(Code that draws figures)
----
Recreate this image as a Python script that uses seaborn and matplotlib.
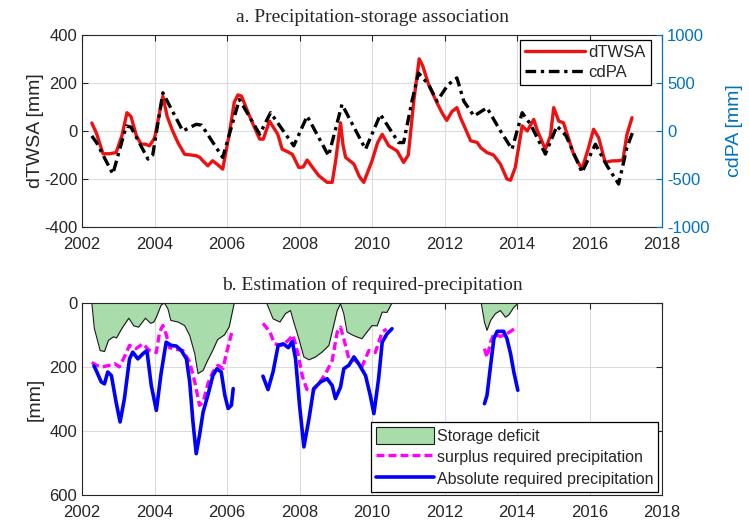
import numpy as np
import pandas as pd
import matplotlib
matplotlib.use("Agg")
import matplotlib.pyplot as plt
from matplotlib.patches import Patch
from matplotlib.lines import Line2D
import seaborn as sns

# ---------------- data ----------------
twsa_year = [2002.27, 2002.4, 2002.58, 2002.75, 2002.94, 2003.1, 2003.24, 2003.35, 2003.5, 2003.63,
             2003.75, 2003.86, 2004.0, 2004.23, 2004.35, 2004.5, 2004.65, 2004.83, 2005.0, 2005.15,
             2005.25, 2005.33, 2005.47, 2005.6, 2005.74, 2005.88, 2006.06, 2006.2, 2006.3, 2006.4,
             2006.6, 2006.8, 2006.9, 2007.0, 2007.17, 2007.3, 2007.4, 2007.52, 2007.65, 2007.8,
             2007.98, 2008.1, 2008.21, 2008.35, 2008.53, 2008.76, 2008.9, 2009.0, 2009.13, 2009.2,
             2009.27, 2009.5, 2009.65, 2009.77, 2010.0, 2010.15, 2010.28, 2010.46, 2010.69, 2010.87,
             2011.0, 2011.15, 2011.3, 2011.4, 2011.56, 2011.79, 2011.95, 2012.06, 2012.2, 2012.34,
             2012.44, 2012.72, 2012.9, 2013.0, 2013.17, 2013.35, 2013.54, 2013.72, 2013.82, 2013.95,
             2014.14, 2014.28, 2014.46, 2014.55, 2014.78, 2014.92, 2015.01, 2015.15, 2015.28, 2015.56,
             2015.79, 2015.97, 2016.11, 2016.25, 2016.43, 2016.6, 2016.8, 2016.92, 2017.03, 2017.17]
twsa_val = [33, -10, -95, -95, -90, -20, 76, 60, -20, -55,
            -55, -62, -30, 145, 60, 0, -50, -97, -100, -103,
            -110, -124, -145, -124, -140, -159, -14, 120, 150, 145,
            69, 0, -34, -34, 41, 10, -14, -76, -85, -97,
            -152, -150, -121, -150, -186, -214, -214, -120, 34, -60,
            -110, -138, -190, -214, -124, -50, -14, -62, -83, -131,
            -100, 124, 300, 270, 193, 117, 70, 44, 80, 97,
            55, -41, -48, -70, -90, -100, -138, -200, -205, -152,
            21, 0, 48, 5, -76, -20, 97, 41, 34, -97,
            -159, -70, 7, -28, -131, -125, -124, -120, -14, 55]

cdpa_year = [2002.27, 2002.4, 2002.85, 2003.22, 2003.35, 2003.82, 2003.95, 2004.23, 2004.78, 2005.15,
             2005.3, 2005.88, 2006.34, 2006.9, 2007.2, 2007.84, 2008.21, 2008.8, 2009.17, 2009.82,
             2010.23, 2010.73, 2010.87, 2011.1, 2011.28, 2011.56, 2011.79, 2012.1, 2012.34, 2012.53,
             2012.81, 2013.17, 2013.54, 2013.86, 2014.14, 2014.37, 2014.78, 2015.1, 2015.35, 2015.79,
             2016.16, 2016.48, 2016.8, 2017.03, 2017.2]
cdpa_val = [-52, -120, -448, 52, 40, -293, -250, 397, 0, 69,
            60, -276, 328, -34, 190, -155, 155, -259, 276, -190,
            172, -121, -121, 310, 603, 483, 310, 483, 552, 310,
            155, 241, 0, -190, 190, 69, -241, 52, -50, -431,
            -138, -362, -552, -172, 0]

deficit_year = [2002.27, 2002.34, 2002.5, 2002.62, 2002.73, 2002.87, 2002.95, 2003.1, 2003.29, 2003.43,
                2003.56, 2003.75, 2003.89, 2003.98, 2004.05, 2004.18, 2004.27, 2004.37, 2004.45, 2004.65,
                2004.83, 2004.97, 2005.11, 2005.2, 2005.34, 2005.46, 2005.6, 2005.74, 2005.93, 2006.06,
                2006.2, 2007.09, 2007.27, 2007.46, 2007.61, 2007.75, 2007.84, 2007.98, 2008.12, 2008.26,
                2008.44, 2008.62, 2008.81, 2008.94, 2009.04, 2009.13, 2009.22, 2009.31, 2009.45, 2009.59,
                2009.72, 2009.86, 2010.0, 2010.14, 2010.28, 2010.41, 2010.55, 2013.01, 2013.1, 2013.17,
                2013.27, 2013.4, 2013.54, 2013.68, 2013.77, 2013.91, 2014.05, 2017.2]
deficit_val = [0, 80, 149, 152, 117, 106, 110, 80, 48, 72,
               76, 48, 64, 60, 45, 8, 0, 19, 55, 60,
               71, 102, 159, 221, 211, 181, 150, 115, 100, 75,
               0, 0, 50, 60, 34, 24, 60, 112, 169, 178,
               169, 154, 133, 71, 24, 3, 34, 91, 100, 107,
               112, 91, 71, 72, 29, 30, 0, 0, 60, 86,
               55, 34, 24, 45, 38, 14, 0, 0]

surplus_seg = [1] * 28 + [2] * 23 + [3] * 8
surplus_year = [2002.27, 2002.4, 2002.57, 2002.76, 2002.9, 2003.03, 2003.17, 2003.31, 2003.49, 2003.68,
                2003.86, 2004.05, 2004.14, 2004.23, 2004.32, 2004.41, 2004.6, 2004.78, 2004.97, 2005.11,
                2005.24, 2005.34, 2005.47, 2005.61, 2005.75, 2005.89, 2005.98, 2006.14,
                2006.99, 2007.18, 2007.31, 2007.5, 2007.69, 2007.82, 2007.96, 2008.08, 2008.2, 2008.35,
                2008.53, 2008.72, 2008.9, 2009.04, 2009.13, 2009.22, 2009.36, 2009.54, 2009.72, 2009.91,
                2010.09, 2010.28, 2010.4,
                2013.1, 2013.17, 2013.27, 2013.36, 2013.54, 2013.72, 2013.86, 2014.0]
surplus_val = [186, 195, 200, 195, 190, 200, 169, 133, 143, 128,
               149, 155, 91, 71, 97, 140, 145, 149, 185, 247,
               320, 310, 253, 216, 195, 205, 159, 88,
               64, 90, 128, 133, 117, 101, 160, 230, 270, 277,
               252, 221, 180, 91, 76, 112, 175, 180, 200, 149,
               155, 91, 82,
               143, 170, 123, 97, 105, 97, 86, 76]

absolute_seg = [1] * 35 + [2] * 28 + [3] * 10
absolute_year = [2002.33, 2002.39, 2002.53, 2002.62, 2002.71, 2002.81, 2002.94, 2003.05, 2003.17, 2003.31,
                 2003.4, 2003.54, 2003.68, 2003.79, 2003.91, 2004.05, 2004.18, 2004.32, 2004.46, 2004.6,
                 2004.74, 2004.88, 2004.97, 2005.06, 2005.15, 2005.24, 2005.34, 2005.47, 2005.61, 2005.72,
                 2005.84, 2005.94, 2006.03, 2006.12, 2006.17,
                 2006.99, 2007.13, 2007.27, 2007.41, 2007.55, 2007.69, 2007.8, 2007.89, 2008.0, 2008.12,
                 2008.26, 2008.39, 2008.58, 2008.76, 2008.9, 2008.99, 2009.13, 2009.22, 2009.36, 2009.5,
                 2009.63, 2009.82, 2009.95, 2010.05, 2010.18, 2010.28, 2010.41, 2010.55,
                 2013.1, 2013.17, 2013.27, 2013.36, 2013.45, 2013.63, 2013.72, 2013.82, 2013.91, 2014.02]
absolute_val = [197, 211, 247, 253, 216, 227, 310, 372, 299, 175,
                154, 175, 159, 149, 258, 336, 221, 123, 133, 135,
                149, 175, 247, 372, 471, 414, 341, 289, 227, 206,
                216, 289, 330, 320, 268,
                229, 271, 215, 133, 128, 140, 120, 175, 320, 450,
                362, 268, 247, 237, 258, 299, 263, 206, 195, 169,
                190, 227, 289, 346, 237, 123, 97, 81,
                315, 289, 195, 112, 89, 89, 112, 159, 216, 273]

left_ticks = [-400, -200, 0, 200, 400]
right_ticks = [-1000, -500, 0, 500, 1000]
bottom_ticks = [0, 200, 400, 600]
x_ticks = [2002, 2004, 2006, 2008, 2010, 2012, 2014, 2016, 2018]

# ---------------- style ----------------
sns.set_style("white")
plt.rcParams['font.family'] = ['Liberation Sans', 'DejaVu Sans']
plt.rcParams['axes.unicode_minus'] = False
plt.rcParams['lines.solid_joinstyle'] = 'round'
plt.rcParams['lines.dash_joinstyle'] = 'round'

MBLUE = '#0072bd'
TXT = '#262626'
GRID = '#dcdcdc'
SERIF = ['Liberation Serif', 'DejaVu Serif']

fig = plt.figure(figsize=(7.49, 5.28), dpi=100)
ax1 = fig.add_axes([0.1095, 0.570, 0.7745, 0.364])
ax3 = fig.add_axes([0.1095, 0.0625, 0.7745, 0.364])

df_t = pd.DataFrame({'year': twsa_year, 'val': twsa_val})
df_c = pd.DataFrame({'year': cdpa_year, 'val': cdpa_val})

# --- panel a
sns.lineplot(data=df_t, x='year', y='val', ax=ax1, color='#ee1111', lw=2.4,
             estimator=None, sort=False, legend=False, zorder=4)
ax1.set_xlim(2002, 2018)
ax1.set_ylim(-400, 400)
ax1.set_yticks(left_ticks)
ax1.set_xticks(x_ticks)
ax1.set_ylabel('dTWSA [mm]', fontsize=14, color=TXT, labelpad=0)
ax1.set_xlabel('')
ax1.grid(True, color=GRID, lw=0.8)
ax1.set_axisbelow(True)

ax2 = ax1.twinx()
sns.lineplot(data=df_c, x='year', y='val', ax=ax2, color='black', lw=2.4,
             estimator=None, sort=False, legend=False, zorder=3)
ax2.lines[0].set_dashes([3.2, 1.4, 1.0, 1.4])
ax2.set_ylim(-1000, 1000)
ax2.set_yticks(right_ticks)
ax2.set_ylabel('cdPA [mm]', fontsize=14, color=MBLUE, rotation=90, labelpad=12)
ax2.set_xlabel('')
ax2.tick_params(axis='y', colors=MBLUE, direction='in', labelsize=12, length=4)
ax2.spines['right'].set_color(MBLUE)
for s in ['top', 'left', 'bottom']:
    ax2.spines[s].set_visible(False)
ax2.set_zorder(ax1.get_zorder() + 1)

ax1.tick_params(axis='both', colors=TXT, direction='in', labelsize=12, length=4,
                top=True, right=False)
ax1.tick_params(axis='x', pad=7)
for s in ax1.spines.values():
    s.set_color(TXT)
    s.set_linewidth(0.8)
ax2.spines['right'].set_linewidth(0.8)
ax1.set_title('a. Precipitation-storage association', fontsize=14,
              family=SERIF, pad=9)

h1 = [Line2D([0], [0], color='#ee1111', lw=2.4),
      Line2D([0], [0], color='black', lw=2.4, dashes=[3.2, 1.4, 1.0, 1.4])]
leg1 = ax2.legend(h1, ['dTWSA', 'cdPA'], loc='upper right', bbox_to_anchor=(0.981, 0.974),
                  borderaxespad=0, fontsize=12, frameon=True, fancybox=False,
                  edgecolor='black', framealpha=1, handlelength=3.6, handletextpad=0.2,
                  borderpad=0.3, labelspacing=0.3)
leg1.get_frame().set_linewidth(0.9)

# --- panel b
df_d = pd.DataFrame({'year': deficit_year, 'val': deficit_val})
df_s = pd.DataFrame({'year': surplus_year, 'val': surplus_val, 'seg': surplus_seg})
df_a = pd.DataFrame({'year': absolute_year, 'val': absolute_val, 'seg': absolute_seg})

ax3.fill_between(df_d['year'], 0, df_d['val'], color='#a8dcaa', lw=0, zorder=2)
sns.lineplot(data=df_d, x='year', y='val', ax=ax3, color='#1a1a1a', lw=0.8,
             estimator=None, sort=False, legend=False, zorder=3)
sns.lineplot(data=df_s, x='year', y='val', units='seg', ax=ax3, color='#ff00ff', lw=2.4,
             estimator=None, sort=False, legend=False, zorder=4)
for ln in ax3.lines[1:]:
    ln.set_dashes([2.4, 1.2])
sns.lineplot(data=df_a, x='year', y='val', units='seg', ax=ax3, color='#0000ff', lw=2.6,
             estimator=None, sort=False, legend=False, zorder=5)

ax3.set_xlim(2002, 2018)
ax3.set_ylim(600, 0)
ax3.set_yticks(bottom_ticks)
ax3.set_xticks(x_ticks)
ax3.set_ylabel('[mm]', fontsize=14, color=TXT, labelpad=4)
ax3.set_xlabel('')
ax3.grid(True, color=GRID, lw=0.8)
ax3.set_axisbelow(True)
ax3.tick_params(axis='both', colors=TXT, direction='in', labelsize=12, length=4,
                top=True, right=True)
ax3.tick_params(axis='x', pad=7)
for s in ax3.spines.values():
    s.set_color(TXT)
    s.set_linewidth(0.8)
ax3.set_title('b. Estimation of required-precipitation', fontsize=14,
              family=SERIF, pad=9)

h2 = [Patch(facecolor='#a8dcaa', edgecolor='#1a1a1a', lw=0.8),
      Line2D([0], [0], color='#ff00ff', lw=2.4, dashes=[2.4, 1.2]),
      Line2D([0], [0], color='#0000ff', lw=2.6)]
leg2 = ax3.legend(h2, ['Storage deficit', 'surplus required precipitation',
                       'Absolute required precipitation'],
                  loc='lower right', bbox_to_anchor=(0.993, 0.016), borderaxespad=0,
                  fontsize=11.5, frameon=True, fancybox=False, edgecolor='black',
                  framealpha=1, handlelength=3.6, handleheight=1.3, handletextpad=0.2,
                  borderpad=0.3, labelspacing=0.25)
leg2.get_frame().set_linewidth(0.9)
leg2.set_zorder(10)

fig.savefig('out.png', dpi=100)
----
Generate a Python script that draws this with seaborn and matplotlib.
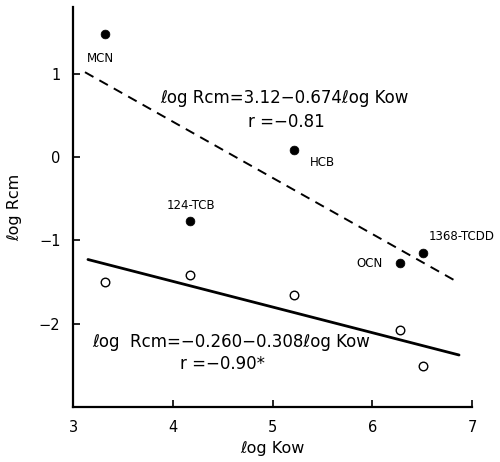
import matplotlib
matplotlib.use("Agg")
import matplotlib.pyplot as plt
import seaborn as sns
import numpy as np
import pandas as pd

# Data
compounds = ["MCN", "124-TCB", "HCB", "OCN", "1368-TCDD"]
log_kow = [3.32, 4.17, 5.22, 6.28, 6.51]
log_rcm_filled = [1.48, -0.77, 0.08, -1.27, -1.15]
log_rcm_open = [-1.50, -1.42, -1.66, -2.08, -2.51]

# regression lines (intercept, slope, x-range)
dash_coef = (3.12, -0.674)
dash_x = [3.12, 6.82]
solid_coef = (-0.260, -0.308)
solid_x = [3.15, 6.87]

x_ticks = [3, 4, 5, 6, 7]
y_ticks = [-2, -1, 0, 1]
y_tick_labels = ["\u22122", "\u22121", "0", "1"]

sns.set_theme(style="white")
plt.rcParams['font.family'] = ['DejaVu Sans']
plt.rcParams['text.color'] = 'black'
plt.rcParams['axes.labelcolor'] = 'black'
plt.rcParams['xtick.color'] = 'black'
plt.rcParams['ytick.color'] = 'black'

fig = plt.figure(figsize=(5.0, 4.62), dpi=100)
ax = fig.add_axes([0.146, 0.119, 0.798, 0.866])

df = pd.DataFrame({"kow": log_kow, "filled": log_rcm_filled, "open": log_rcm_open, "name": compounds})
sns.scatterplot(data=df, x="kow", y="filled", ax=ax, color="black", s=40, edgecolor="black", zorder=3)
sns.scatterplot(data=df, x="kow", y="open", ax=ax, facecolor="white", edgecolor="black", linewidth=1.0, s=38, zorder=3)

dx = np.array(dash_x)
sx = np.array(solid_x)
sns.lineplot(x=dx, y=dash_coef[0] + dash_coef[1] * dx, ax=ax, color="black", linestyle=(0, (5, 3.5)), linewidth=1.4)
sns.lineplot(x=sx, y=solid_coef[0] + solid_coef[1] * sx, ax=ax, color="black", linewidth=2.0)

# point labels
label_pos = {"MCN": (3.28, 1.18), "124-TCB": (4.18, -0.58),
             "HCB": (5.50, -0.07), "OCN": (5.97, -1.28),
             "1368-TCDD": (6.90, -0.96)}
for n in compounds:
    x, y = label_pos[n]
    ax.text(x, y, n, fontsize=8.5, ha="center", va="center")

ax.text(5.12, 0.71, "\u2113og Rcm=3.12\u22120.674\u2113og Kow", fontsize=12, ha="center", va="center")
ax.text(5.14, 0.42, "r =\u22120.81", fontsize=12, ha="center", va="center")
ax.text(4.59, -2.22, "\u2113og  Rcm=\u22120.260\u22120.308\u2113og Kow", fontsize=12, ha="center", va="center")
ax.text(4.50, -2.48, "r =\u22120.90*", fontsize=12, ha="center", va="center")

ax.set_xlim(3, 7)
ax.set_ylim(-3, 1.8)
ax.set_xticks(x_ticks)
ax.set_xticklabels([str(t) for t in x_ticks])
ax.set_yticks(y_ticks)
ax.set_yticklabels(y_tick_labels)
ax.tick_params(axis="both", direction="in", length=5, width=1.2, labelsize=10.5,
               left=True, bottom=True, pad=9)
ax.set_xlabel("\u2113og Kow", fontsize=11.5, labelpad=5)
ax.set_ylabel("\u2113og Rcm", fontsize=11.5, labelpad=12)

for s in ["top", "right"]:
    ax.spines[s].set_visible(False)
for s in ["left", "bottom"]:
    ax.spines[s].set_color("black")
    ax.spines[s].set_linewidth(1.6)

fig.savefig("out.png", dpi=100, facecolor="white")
----
▶ [What is needed]:
From the records above, copy exactly the stretch from the line holding "Recreate this image" through the line holding "-159, -70, 7, -28, -131, -125, -124, -120, -14, 55]", both ends included, without the pictures.

▶ [Result]:
Recreate this image as a Python script that uses seaborn and matplotlib.
import numpy as np
import pandas as pd
import matplotlib
matplotlib.use("Agg")
import matplotlib.pyplot as plt
from matplotlib.patches import Patch
from matplotlib.lines import Line2D
import seaborn as sns

# ---------------- data ----------------
twsa_year = [2002.27, 2002.4, 2002.58, 2002.75, 2002.94, 2003.1, 2003.24, 2003.35, 2003.5, 2003.63,
             2003.75, 2003.86, 2004.0, 2004.23, 2004.35, 2004.5, 2004.65, 2004.83, 2005.0, 2005.15,
             2005.25, 2005.33, 2005.47, 2005.6, 2005.74, 2005.88, 2006.06, 2006.2, 2006.3, 2006.4,
             2006.6, 2006.8, 2006.9, 2007.0, 2007.17, 2007.3, 2007.4, 2007.52, 2007.65, 2007.8,
             2007.98, 2008.1, 2008.21, 2008.35, 2008.53, 2008.76, 2008.9, 2009.0, 2009.13, 2009.2,
             2009.27, 2009.5, 2009.65, 2009.77, 2010.0, 2010.15, 2010.28, 2010.46, 2010.69, 2010.87,
             2011.0, 2011.15, 2011.3, 2011.4, 2011.56, 2011.79, 2011.95, 2012.06, 2012.2, 2012.34,
             2012.44, 2012.72, 2012.9, 2013.0, 2013.17, 2013.35, 2013.54, 2013.72, 2013.82, 2013.95,
             2014.14, 2014.28, 2014.46, 2014.55, 2014.78, 2014.92, 2015.01, 2015.15, 2015.28, 2015.56,
             2015.79, 2015.97, 2016.11, 2016.25, 2016.43, 2016.6, 2016.8, 2016.92, 2017.03, 2017.17]
twsa_val = [33, -10, -95, -95, -90, -20, 76, 60, -20, -55,
            -55, -62, -30, 145, 60, 0, -50, -97, -100, -103,
            -110, -124, -145, -124, -140, -159, -14, 120, 150, 145,
            69, 0, -34, -34, 41, 10, -14, -76, -85, -97,
            -152, -150, -121, -150, -186, -214, -214, -120, 34, -60,
            -110, -138, -190, -214, -124, -50, -14, -62, -83, -131,
            -100, 124, 300, 270, 193, 117, 70, 44, 80, 97,
            55, -41, -48, -70, -90, -100, -138, -200, -205, -152,
            21, 0, 48, 5, -76, -20, 97, 41, 34, -97,
            -159, -70, 7, -28, -131, -125, -124, -120, -14, 55]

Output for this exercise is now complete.